Researchers at the University of Nottingham have received £1.3m to develop a novel, low-carbon energy storage system to supply cheap, on-demand heat for people living in the UK
The low-carbon energy storage technology will help to decarbonise the buildings sector, while also addressing issues of fuel poverty and pollution.
The project aims to overcome technical challenges that currently limit the capabilities of conventional thermochemical energy storage systems.
Simultaneously, the researchers will investigate social, economic, environmental barriers that prevent the uptake of community-based heat networks in the UK.
Once tested and operational, a pilot model of the new thermochemical energy storage system will be connected to a small-scale district heating network already in operation at the Creative Energy Homes complex at the University of Nottingham.
This test-bed demonstrator, which represents about five or six buildings on University Park campus, will then be evaluated for effectiveness and performance.
Nottingham City Council is a key partner on this project. With the City aiming to be carbon neutral by 2028, the council is keen to understand whether the prototype could be adopted on its District Heat Network.
‘Innovative ways of achieving carbon reduction goals’
Nottingham City Council’s deputy leader and portfolio holder for energy, environment & waste services, councillor Sally Longford, said: “As a council that’s leading the drive for Nottingham to become carbon neutral by 2028, we’re pleased to be part of this project and keen to explore innovative ways of achieving our carbon reduction goals.
“Decarbonisation of heat is a key challenge we need to find solutions for, and we’re interested to find out if this approach being piloted by the University of Nottingham could be applied to our own district heating network.”
Project lead investigator, professor Jo Darkwa, commented: “From 2030 individual homes and commissioned buildings won’t be able to use individual gas boilers, so we need low carbon and zero carbon heating systems that can replace fossil-fuelled systems.
“A key alternative is district heating systems which distribute hot water into multiple properties via networks of communal pipes.
“District heating systems are advantageous, because they can use excess heat – a free raw material – from industrial processes or sustainable sources such as geothermal to heat water for large numbers of homes. It’s very common in Scandinavia, Germany and China.”
However, the variable nature and temperatures of the low-zero carbon sources, both short-term (daily) and long-term (seasonal), and mismatches between needs and availability of energy, make decarbonisation more difficult to achieve at an individual building level.

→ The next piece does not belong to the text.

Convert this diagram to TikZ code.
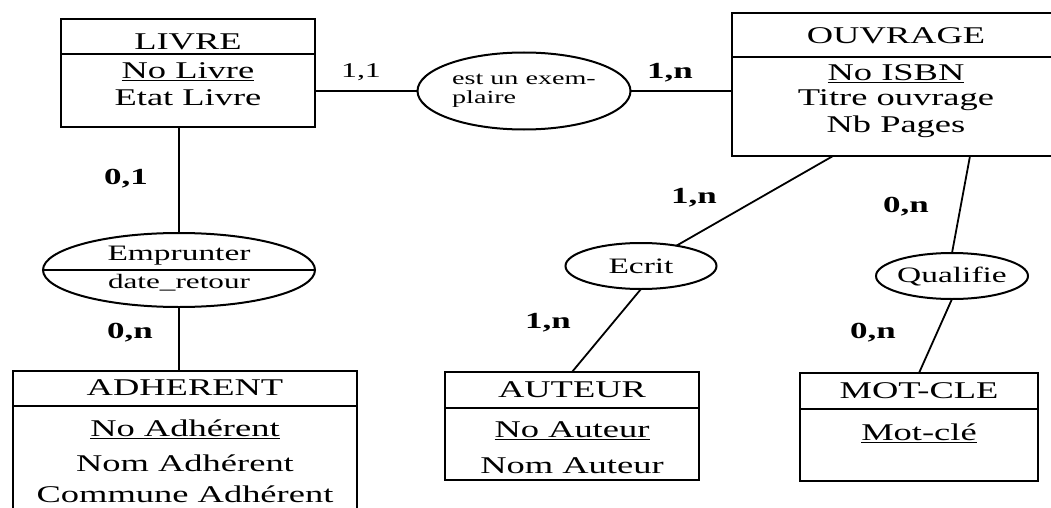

“District heating systems are ideally placed to provide the infrastructure to overcome this issue in urban settings, but require suitable energy storage facilities that can cope with an influx of varying source temperatures; commercial waste is a much higher temperature than solar thermal heat, for example.
“At present, we have limited and effective ways to store recovered waste heat for later usage,” added Professor Darkwa.
‘A flexible and smart system’
Professor Darkwa, said: “To maximise its supply, the new system will be able to collect heat from different sources and temperatures.
“It will be flexible and smart; able to sense the temperature that is being delivered and store it appropriately.
“It will also be relatively cheap to run compared to conventional systems, which store heat in large water tanks at fixed temperature. At domestic level, it removes the fossil fuel cost, and the financial burden of boiler purchase, servicing and maintenance.
“Our system is decentralised. With that you can minimise the amount of heat lost through very long communal heating pipe systems.
“It can retain the energy in its absorbed state, with near-zero losses and so potentially allow storage inter-seasonally, e.g. storing solar energy in summer during low demand and discharging in winter during high demand.”
Funded by the Engineering and Physical Sciences Research Council, the three-year project involves expertise from the Faculty of Engineering, the School of Chemistry and Nottingham University Business School.